Я все время собиралась потолковать с Игорем, но он явно избегал меня; а когда я настаивала на разговоре, он дерзил или исчезал на целый день. Мне с ним приходилось все труднее и труднее.
А ребята разъезжались из Москвы. Из моей шестерки уехал Изя Крук. Его отец и два старших брата ушли на фронт, а мать с Изей и Соней вызвали к себе родственники в Астрахань. Уехал в Вологду мой одноклассник Миша Костылев, которого по болезни не взяли рыть укрепления. О Ромке не было ни слуху ни духу. Амед тоже не писал.
Поговаривали, что скоро будет организована из наших оставшихся школьников — детей работников Гидротреста — группа для отправки куда-то на Урал, в интернат. Меня тоже прочили туда. Но об этом и думать не хотелось.
Впервые мне об этом сказала Катя Ваточкина. Она зашла за мной в воскресенье 3 октября и предложила пойти с ней на концерт.
— Программа — красота! — сказала Катя, как всегда прибегая к самым сильным выражениям. — А настроение у меня — мрак! И вообще кругом какое-то сплошное безумие. И Мишка уехал… Надоело все жутко! Развлечься хочется — смерть! Пойдем, Симка! Еще Женя Степанова хочет идти, она там внизу ждет. А у нас целых два билета — более чем достаточно. Мы прошлый раз вшестером на два прошли.
Катя была права: два билета на троих было вполне достаточно. Когда мы проходили через контроль, Катя ловко провела за своей спиной Женю Степанову, торжественно предъявила контролерше билеты и сказала: «Вот, возьмите два. Раз и, — тыкая пальцем в себя и в меня, — два». И мы прошли.

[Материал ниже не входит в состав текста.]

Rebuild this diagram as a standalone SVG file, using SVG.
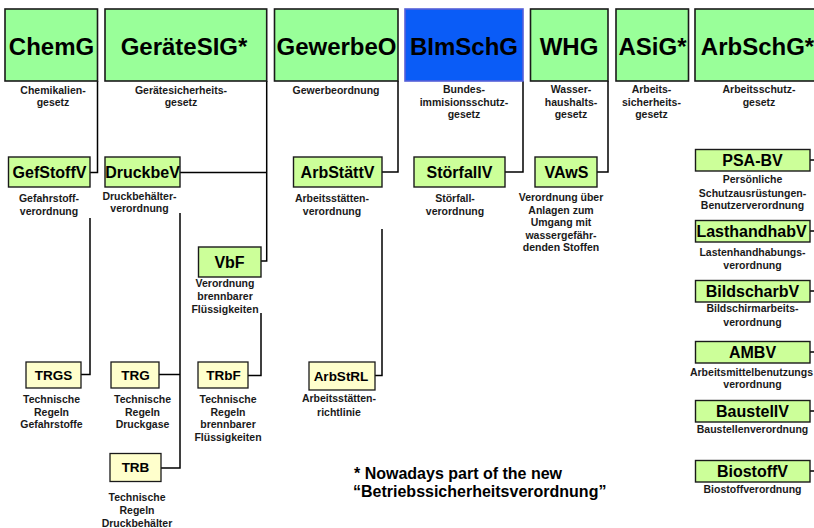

В Большом зале Консерватории давали воскресный дневной концерт. В зале было много военных — бойцы, командиры. Великие композиторы радушно глядели на них сверху из больших овальных портретов под высоким лепным потолком. Я только один раз в жизни была до этого в Консерватории. Как-то Расщепей взял нас на утренник, чтобы меня, как он пошутил, проняла настоящая музыка. Я тогда еще хорошо запомнила этот большой, белый и строгий зал с подсвечниками-бра в виде лиры на стенах, портретами композиторов и величественным органом в глубине эстрады. Трубы органа были похожи на газыри, которые носят на груди кавказские джигиты, на огромные серебряные газыри.
Мы сели втроем на два места в первом ярусе. На эстраду вышла девушка в темном костюме, с белым цветком в петлице и объявила, что сейчас будет исполнена Шестая, Патетическая симфония Чайковского. И Катя Ваточкина сказала, что это надувательство: когда ей давали в райкоме билеты, то обещали какой-то ансамбль песни и пляски и она, как дура, поверила, а теперь начнется пиленье… Катя заявила, что она сейчас же уйдет, но потом смилостивилась и осталась.
Оркестр занял свои места. Вышел дирижер. Странно было видеть перед военными, одетыми в защитные гимнастерки слушателями, человека в длинном фраке, со сверкающей белой грудью. Это сразу внесло какую-то торжественность. Зал затих, дирижер поднял тонкую палочку, которую держал щепотью, и, как спицей, осторожно проколол тишину. И я не знаю, когда началась симфония, но она началась — незаметно возникая из молчания, таинственно, как возникает мысль в сознании, и скоро разрослась, обрела крылья, кругами пошла к потолку, заполнила собой весь зал. А окна наверху были открыты, и мне казалось, что звуки выходят на улицу, плывут над Москвой.
Сколько горечи было в мучительных вопросах, с которыми взывали к нам инструменты оркестра — то скрипки, то флейты!.. Я ясно слышала, как они спрашивали: «Зачем же все?.. К чему же так?..» И мелодия еще никла и задыхалась, бессильная сразу решить это и найти нужный ответ. И с нежностью заговорили скрипки о чем-то таком дорогом, заповедном, что словами нельзя было бы и передать. Это была доверчивая музыка. Она доверяла мне и каждому из нас. И волшебник, придумавший ее, слышавший ее в своем сердце, прежде чем она зазвучала в мире, знал, что каждый из нас, слушая эту музыку, по-своему, так, как нам сейчас нужно, поймет, о чем говорят трубы, о чем вздыхают они и что повествуют скрипки.